**Given exercise:**
Leaving the pictures out, print the lines from the first line of the listing through the line containing "ctx.strokeRect(a.left, a.top, a.right", exactly as they read, and no others.

**Source material:**
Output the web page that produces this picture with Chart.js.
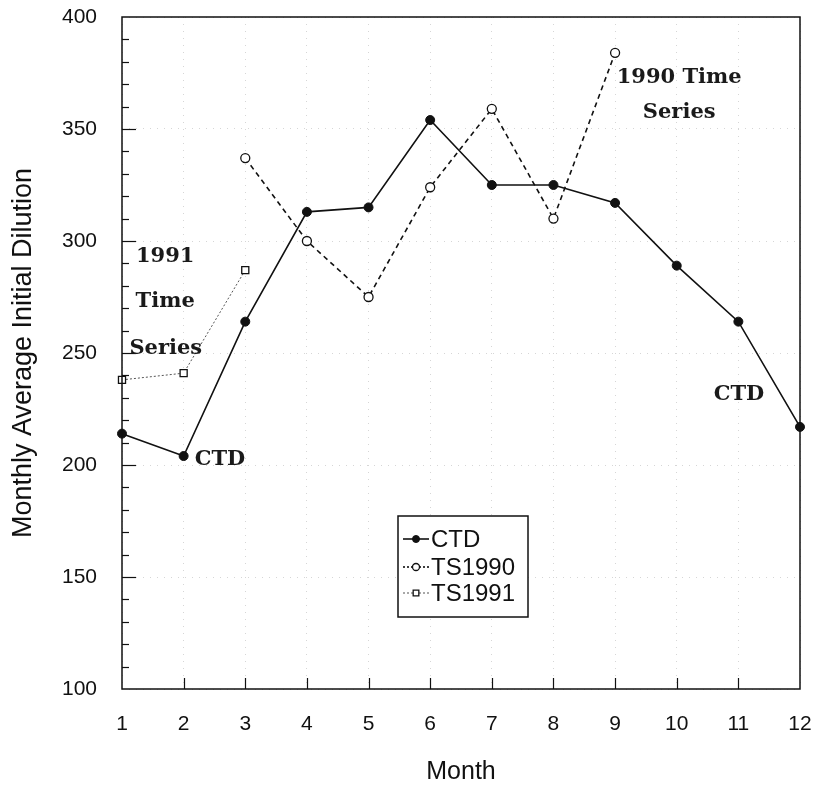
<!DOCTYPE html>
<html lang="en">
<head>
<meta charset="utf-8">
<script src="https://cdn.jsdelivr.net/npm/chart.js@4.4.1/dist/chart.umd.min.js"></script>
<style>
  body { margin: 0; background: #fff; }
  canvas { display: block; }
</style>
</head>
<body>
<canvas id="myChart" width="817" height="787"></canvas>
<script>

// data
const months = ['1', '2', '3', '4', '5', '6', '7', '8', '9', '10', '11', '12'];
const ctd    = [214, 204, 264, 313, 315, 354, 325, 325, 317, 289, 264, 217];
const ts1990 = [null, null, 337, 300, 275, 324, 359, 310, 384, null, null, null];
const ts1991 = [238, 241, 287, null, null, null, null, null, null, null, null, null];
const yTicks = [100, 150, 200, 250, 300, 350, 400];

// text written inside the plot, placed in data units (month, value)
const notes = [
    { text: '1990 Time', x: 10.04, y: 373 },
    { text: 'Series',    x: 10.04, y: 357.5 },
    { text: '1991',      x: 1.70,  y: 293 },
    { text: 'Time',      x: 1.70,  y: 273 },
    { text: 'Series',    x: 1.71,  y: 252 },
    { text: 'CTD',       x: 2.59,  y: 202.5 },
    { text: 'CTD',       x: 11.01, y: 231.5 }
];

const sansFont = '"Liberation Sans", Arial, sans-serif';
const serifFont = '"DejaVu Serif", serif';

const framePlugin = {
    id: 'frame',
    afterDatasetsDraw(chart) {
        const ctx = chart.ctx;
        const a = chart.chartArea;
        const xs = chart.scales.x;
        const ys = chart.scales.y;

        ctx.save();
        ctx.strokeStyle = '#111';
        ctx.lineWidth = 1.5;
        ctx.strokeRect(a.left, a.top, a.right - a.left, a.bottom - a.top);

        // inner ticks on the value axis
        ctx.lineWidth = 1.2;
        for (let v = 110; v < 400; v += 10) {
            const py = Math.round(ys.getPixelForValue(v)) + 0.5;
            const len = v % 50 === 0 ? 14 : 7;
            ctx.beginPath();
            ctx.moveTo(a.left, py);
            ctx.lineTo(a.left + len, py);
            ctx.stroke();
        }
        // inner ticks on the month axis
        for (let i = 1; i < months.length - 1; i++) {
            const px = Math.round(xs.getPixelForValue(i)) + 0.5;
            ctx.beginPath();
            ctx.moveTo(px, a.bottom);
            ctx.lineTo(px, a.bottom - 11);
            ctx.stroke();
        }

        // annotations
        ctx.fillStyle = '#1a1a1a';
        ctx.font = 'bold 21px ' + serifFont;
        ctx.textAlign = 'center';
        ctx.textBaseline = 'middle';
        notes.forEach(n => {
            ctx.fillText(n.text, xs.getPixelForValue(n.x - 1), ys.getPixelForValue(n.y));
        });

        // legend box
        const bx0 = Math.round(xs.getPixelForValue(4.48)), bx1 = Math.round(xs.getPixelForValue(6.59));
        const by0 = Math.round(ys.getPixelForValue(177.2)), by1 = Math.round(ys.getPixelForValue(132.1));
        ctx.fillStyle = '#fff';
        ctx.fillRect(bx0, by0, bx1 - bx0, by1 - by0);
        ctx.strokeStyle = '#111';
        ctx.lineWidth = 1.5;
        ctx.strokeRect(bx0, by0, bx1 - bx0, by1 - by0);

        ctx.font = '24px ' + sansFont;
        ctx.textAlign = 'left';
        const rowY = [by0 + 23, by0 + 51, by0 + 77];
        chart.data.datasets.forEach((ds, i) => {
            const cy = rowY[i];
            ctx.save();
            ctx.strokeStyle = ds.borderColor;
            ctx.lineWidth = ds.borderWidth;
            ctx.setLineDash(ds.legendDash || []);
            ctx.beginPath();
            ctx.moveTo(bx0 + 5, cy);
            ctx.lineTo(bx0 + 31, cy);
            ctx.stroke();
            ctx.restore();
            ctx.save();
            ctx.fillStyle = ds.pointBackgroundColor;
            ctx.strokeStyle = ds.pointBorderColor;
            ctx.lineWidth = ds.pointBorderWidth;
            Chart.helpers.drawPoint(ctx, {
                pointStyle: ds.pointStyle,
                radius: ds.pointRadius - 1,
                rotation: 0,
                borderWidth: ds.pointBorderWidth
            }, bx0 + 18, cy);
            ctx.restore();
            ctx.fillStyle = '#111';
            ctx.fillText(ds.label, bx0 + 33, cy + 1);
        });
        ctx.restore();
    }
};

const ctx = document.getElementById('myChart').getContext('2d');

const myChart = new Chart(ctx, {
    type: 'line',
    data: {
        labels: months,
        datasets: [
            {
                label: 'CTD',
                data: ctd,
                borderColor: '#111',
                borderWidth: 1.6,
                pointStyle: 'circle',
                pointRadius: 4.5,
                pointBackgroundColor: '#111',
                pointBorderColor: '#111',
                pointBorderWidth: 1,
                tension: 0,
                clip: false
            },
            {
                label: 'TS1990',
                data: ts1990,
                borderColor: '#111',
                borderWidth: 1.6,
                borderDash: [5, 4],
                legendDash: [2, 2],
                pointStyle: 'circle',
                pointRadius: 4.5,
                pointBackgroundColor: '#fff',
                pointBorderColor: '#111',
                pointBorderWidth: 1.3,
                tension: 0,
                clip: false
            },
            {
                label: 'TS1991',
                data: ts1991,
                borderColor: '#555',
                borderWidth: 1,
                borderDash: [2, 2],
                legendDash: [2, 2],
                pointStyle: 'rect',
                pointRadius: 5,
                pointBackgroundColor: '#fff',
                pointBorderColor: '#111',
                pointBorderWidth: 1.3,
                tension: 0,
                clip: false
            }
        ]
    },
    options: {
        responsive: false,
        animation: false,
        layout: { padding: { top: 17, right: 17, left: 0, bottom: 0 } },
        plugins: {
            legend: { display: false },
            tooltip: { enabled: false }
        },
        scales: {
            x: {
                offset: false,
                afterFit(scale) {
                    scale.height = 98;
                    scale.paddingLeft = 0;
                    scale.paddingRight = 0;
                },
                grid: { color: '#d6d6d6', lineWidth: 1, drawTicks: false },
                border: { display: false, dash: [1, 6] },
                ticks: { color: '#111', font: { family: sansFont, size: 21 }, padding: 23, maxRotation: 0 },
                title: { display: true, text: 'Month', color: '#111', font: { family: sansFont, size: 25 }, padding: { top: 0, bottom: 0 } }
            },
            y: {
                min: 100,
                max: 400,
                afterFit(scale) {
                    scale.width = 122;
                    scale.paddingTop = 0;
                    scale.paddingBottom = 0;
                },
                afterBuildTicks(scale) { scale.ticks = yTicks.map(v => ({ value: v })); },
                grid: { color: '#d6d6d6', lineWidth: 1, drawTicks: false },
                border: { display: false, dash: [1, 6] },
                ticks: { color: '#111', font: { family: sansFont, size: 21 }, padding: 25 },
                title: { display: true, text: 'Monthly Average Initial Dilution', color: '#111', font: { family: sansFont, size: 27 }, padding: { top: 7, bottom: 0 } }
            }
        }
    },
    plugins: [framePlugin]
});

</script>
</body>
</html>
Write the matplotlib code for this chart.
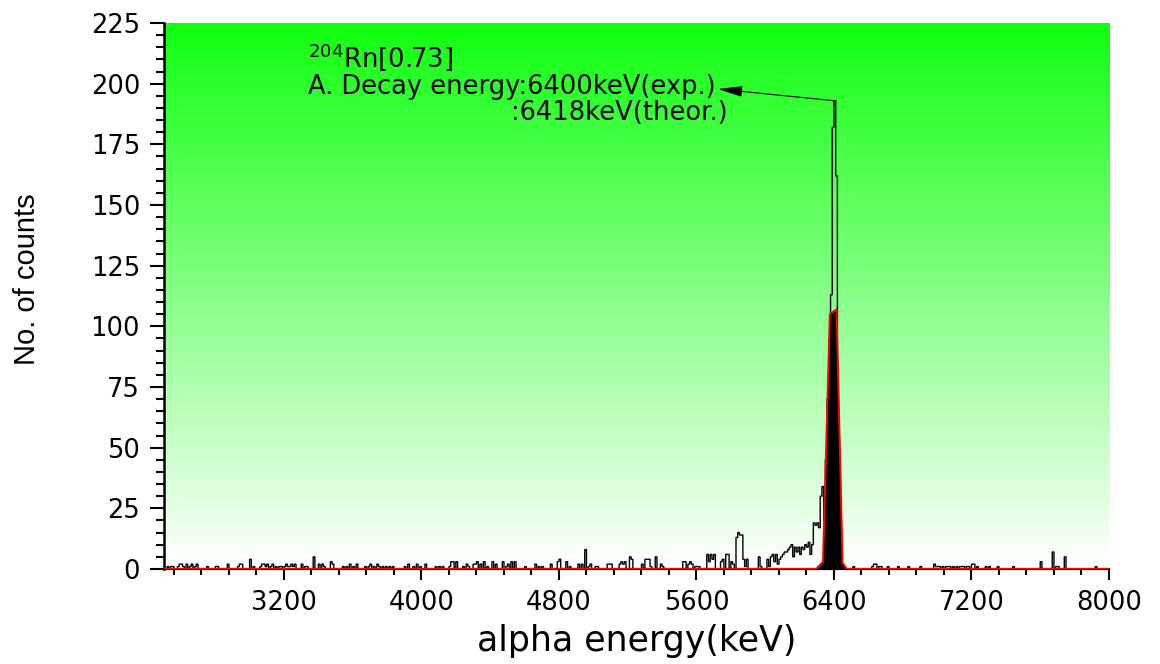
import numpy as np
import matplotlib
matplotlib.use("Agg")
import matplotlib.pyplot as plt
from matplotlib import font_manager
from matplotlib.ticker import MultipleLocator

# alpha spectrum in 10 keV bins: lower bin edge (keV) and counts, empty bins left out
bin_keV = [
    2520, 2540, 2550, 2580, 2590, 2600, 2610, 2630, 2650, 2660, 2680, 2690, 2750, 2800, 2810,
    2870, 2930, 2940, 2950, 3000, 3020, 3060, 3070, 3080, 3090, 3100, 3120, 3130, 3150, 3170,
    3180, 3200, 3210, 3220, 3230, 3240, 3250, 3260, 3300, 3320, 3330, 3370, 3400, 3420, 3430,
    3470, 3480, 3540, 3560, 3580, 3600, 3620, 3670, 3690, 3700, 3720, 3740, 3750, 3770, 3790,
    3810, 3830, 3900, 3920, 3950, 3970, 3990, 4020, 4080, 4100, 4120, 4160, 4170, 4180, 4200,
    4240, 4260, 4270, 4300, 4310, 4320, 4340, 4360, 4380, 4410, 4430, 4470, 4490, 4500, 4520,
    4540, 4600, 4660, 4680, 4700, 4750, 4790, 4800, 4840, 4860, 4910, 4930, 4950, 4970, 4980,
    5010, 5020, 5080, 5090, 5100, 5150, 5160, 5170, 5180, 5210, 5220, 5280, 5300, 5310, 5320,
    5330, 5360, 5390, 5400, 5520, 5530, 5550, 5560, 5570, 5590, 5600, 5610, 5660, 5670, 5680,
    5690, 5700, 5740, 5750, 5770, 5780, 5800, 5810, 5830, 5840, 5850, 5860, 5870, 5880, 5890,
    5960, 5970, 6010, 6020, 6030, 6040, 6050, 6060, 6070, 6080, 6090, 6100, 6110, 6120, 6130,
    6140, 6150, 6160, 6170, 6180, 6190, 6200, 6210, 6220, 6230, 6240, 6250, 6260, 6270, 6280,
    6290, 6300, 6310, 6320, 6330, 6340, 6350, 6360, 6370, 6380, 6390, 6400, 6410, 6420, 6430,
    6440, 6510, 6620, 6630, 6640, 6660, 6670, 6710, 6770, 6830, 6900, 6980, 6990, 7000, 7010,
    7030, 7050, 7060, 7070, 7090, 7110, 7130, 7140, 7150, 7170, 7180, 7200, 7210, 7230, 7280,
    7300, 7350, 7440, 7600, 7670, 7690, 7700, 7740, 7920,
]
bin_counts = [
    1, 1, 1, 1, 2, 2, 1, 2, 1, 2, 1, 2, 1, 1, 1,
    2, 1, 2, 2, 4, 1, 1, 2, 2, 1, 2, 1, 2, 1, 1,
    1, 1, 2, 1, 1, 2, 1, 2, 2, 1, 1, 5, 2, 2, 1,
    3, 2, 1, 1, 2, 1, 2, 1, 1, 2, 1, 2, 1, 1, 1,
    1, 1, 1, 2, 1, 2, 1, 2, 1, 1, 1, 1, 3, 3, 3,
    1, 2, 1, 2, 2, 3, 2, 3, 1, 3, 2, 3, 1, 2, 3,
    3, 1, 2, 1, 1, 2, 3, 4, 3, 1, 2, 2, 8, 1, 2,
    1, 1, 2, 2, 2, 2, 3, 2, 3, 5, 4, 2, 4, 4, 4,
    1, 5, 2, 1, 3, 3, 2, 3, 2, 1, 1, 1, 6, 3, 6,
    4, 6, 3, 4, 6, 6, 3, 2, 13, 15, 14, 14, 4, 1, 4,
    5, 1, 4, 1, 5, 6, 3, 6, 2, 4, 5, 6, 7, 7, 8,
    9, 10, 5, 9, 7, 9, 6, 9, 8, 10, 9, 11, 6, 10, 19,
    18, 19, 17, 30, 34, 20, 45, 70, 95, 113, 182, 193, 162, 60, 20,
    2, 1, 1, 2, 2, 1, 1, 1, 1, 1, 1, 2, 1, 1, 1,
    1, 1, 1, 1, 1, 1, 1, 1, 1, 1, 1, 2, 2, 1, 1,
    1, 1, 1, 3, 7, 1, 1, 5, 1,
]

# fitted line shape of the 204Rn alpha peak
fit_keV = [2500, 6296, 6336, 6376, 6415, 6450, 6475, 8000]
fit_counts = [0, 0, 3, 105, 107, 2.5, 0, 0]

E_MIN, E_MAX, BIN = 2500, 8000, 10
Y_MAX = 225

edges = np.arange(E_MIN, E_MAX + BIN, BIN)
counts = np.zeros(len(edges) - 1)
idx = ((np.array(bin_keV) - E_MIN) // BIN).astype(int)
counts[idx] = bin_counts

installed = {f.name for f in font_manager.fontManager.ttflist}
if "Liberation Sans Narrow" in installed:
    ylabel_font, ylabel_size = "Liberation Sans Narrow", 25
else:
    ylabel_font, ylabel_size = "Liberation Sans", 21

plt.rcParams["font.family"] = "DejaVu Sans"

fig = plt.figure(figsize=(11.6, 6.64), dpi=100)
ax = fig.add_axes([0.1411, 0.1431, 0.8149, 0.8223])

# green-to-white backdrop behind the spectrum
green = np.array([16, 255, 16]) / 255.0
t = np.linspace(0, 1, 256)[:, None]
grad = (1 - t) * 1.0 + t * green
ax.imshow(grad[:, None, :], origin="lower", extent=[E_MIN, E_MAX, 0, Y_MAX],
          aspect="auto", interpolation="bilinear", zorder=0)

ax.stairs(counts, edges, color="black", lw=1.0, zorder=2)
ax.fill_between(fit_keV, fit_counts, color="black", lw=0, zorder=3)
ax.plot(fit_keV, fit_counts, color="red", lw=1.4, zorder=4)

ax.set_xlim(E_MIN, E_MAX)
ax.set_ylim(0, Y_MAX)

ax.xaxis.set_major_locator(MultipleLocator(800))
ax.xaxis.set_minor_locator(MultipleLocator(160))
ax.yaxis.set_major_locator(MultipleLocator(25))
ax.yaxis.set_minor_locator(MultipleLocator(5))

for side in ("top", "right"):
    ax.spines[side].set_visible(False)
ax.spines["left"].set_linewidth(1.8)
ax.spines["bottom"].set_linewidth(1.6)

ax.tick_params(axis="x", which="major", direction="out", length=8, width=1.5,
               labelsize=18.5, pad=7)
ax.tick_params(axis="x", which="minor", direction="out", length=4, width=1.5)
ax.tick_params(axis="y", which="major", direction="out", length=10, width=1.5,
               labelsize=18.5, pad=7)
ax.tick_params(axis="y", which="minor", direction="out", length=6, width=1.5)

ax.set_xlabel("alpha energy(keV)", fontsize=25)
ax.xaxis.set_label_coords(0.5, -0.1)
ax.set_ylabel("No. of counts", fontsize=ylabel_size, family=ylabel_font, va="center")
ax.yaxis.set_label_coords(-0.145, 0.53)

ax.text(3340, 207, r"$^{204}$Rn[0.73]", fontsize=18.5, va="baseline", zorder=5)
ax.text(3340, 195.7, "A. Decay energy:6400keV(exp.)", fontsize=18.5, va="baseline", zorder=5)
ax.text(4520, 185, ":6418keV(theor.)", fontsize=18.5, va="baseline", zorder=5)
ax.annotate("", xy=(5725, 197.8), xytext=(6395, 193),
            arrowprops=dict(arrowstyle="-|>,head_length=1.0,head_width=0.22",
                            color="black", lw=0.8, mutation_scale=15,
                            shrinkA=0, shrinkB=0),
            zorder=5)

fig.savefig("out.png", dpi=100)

**Answer in full:**
Output the web page that produces this picture with Chart.js.
<!DOCTYPE html>
<html lang="en">
<head>
<meta charset="utf-8">
<script src="https://cdn.jsdelivr.net/npm/chart.js@4.4.1/dist/chart.umd.min.js"></script>
<style>
  body { margin: 0; background: #fff; }
  canvas { display: block; }
</style>
</head>
<body>
<canvas id="myChart" width="817" height="787"></canvas>
<script>

// data
const months = ['1', '2', '3', '4', '5', '6', '7', '8', '9', '10', '11', '12'];
const ctd    = [214, 204, 264, 313, 315, 354, 325, 325, 317, 289, 264, 217];
const ts1990 = [null, null, 337, 300, 275, 324, 359, 310, 384, null, null, null];
const ts1991 = [238, 241, 287, null, null, null, null, null, null, null, null, null];
const yTicks = [100, 150, 200, 250, 300, 350, 400];

// text written inside the plot, placed in data units (month, value)
const notes = [
    { text: '1990 Time', x: 10.04, y: 373 },
    { text: 'Series',    x: 10.04, y: 357.5 },
    { text: '1991',      x: 1.70,  y: 293 },
    { text: 'Time',      x: 1.70,  y: 273 },
    { text: 'Series',    x: 1.71,  y: 252 },
    { text: 'CTD',       x: 2.59,  y: 202.5 },
    { text: 'CTD',       x: 11.01, y: 231.5 }
];

const sansFont = '"Liberation Sans", Arial, sans-serif';
const serifFont = '"DejaVu Serif", serif';

const framePlugin = {
    id: 'frame',
    afterDatasetsDraw(chart) {
        const ctx = chart.ctx;
        const a = chart.chartArea;
        const xs = chart.scales.x;
        const ys = chart.scales.y;

        ctx.save();
        ctx.strokeStyle = '#111';
        ctx.lineWidth = 1.5;
        ctx.strokeRect(a.left, a.top, a.right - a.left, a.bottom - a.top);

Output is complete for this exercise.